AIFF, MP3, WAV —these are all common audio file types. You can import or export audio in these formats into and out of Audacity. However, only Audacity will be able to open files of the AUP file type.
Bit or Sample Rates—computers use a unit of measure called bits. Bit or sample rates are the number of computer bits that are processed per unit of time, and are expressed in kilobits per second (kbps), or 1,000 bits per second. The higher bit or sample rate, the better the quality of your recording.
Control toolbar—contains common icons used for any audio device: Play, Pause, Record, Skip to Start, Skip to End and Stop. These are the basic controls for recording and playing back the sound that you recorded using Audacity.
Decibel (dB)—a measurement of sound. It is a logarithmic unit used to describe the ratio of the signal level. Because it is logarithmic and not linear, its measurement scale doesn't increase by intervals of one. Instead each interval grows by a larger interval than the previous one. For example, a common ratio would be 10, so that the marks on the scale would read: 1, 10, 100, 1000, 10000, and so on.
Library Plug-ins—additional software modules that, when installed, expand the exporting capabilities of Audacity. Some libraries let you encode (or digitize) MP3 files, MPEG, and other audio file formats.
Pitch—sounds or tones are essentially regular, even-spaced waves of air molecules, as we see in the Audacity timeline. Audibly, we notice sounds as being higher or lower than others—this difference in sound is pitch.
Visibly, we see this difference by the spacing of the sound waves; the shorter the wavelength (from top to bottom), the higher the sound or pitch; the longer the waves, the lower the sound. Think of pitches as musical notes (like middle C and F sharp)—each has definite frequencies.
Plug-Ins—are extra features that can be added on top of the features of Audacity. Some plug-ins can make special sound effects or analyze audio content, and others just add to the long list of effects already available with Audacity.
Preferences—are set up when you start a new Audacity project. They define the project's bitrate (quality), how we are going to export it, and what types of devices will be used when we record the project.
Project—when you open Audacity, you will open or create a new project (the AUP file). It includes all of the files, timing, and information on how you combined and edited different pieces of audio in order to make it into your file or project. This term isn't specific to audio editing, but to software that combines pieces of different files into one unit to create a final output.

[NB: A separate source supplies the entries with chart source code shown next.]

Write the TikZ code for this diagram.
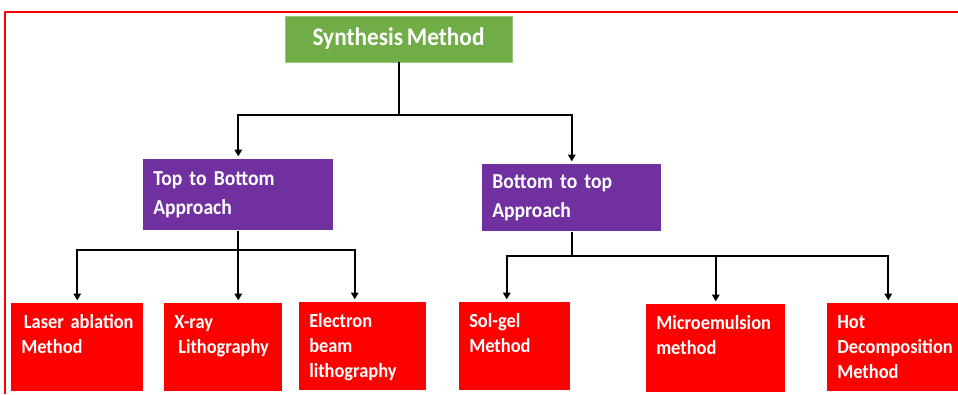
\documentclass[tikz,border=0pt]{standalone}
\usepackage{fontspec}
\setmainfont{Carlito}[FakeStretch=0.92, WordSpace=0.7]
\usepackage{tikz}
\usetikzlibrary{arrows.meta, positioning, calc}
\definecolor{sgreen}{HTML}{70AD47}
\definecolor{spurple}{HTML}{7030A0}
\definecolor{sred}{HTML}{FF0000}
\hyphenpenalty=10000
\hbadness=10000
\hfuzz=20pt

\begin{document}
\begin{tikzpicture}[x=0.75pt, y=-0.75pt,
  rootbox/.style={fill=sgreen, draw=sgreen!70!white, text=white,
    font=\fontsize{19}{22}\selectfont\bfseries,
    minimum width=170pt, minimum height=34.5pt, inner sep=0pt},
  approachbox/.style={fill=spurple, text=white,
    font=\fontsize{16}{21.75}\selectfont\bfseries,
    align=left, anchor=north west, inner xsep=7.5pt},
  methodbox/.style={fill=sred, text=white,
    font=\fontsize{15}{18.75}\selectfont\bfseries,
    align=left, anchor=north west, inner xsep=7.5pt, inner ysep=3pt,
    text height=16pt, text depth=44pt},
  link/.style={line width=1.5pt},
  arrowlink/.style={link, -{Triangle[length=5pt, width=5.5pt]}, shorten >=2pt}]
\useasboundingbox (0,0) rectangle (958,394);
\fill[white] (0,0) rectangle (958,394);
\draw[sred, line width=1.1pt] (5,394) |- (958,12);
% root
\node[rootbox] (synth) at (398.5,39) {Synthesis Method};
% approaches
\node[approachbox, text width=127.5pt, minimum height=53.25pt] (topdown) at (143,159) {Top to Bottom\\Approach};
\node[approachbox, text width=119.25pt, minimum height=50.25pt] (bottomup) at (482,164) {Bottom to top\\Approach};
% methods
\node[methodbox, text width=84pt] (laser) at (11,303) {\kern2pt Laser~ablation\\Method};
\node[methodbox, text width=73.5pt] (xray) at (164,303) {X-ray\\\leavevmode\kern3pt Lithography};
\node[methodbox, text width=80.25pt] (ebeam) at (299,302) {Electron\\beam\\lithography};
\node[methodbox, text width=68.25pt] (solgel) at (459,302) {Sol-gel\\Method};
\node[methodbox, text width=89.25pt] (micro) at (646,304) {Microemulsion\\method};
\node[methodbox, text width=90pt] (hotdec) at (827,303) {Hot\\Decomposition\\Method};
% connectors
\coordinate (fork) at ($(synth.south)+(0,53)$);
\draw[link] (synth.south) -- (fork);
\draw[arrowlink] (fork) -| (topdown.north);
\draw[arrowlink] (fork) -| (bottomup.north);
\coordinate (tdfork) at ($(topdown.south)+(0,19)$);
\draw[link] (topdown.south) -- (tdfork);
\draw[arrowlink] (tdfork) -| (laser.north);
\draw[arrowlink] (tdfork) -- (tdfork |- xray.north);
\draw[arrowlink] (tdfork) -| ($(ebeam.north)+(-8,0)$);
\coordinate (bufork) at ($(bottomup.south)+(0,24)$);
\draw[link] (bottomup.south) -- (bufork);
\draw[arrowlink] (bufork) -| ($(solgel.north)+(-8,0)$);
\draw[arrowlink] (bufork) -| (micro.north);
\draw[arrowlink] (bufork) -| ($(hotdec.north)+(-9,0)$);
\end{tikzpicture}
\end{document}
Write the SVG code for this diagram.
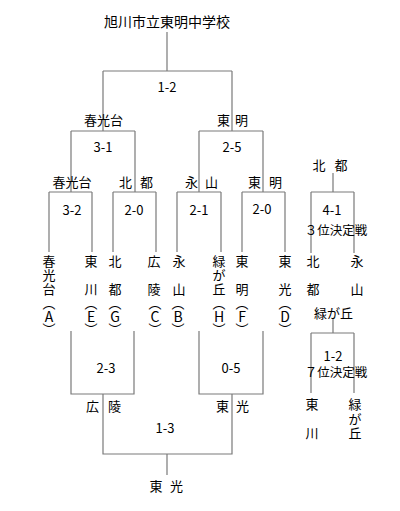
<svg xmlns="http://www.w3.org/2000/svg" width="400" height="511" viewBox="0 0 400 511">
<style>
text{font-family:"Noto Sans CJK JP","Noto Sans CJK SC",sans-serif;font-size:13px;fill:#000;text-anchor:middle}
.t{font-size:14px}
.s{font-size:12.5px}
.l{font-size:14px}
.p{font-size:13px}
#connectors path{fill:none;stroke:#7a7a7a;stroke-width:1.2}
</style>
<rect width="400" height="511" fill="#fff"/>
<g id="connectors">
<path d="M167 32V71M103 71H232M103 71V131M232 71V131"/>
<path d="M71 131H135M71 131V192M135 131V192M199 131H263M199 131V192M263 131V192"/>
<path d="M49 192H92M49 192V252M92 192V252"/>
<path d="M113 192H156M113 192V252M156 192V252"/>
<path d="M177 192H221M177 192V252M221 192V252"/>
<path d="M242 192H285M242 192V252M285 192V252"/>
<path d="M71 331V394H134V331M199 331V394H263V331"/>
<path d="M103 394V454H232V394M167 454V475"/>
<path d="M333 173V192M311 192H354M311 192V253M354 192V253"/>
<path d="M333 318V333M311 333H354M311 333V393M354 333V393"/>
</g>
<g id="title"><text class="t" x="167" y="27">旭川市立東明中学校</text></g>
<g id="scores">
<text x="167" y="92">1-2</text>
<text x="103" y="152">3-1</text>
<text x="232" y="152">2-5</text>
<text x="72" y="215">3-2</text>
<text x="134" y="215">2-0</text>
<text x="199" y="215">2-1</text>
<text x="262" y="214">2-0</text>
<text x="106" y="373">2-3</text>
<text x="231" y="373">0-5</text>
<text x="165" y="433">1-3</text>
<text x="332" y="215">4-1</text>
<text x="333" y="361">1-2</text>
</g>
<g id="winners">
<text x="103.5" y="125">春光台</text>
<text x="223.5 241.5" y="125">東明</text>
<text x="72" y="187">春光台</text>
<text x="125.5 146.5" y="187">北都</text>
<text x="191.5 211.5" y="187">永山</text>
<text x="254.5 275.5" y="187">東明</text>
<text x="92.5 114.5" y="411">広陵</text>
<text x="222.5 242.5" y="411">東光</text>
<text x="156 176.5" y="491">東光</text>
<text x="319 341" y="170">北都</text>
<text x="333.5" y="318">緑が丘</text>
</g>
<g id="teams">
<text x="49" y="266">春</text><text x="49" y="280">光</text><text x="49" y="294">台</text>
<text x="91" y="266">東</text><text x="91" y="294">川</text>
<text x="115" y="266">北</text><text x="115" y="294">都</text>
<text x="154" y="266">広</text><text x="154" y="294">陵</text>
<text x="179" y="266">永</text><text x="179" y="294">山</text>
<text x="219" y="266">緑</text><text x="219" y="280">が</text><text x="219" y="294">丘</text>
<text x="242" y="266">東</text><text x="242" y="294">明</text>
<text x="285" y="266">東</text><text x="285" y="294">光</text>
</g>
<g id="letters">
<text class="p" x="49 91 115 155 178 219 242 285" y="308">︵︵︵︵︵︵︵︵</text>
<text class="l" x="49 91 115 155 178 219 242 285" y="322">AEGCBHFD</text>
<text class="p" x="49 91 115 155 178 219 242 285" y="334">︶︶︶︶︶︶︶︶</text>
</g>
<g id="third">
<text class="s" x="336" y="235">３位決定戦</text>
<text x="313" y="266">北</text><text x="313" y="294">都</text>
<text x="357" y="266">永</text><text x="357" y="294">山</text>
</g>
<g id="seventh">
<text class="s" x="336" y="377">７位決定戦</text>
<text x="312" y="409">東</text><text x="312" y="438">川</text>
<text x="355" y="409">緑</text><text x="355" y="424">が</text><text x="355" y="438">丘</text>
</g>
</svg>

RSS reader—is an acronym for Really Simple Syndication (RSS). It is type of web format that is used to publish frequently-updated items, such as blog entries, news headlines, audio, and video. If you use an RSS Reader, it checks the RSS feed web addresses regularly for new updates, and then alerts you when new content, such as podcasts, is available.
Skype—a software application that lets you make voice and video calls over the Internet. These calls are made to other users of the service for free, or to landlines and mobile phones for a small fee. You can also use Skype for instant messaging, file transfer, and video conferencing.
Tags or Metadata— see Metadata or Tags
Tools toolbar—gives you control options in the recorded audio's timeline. From this toolbar you can select audio, envelope sound, draw, zoom into the timeline, use Time Shift, and use the multi-tool option.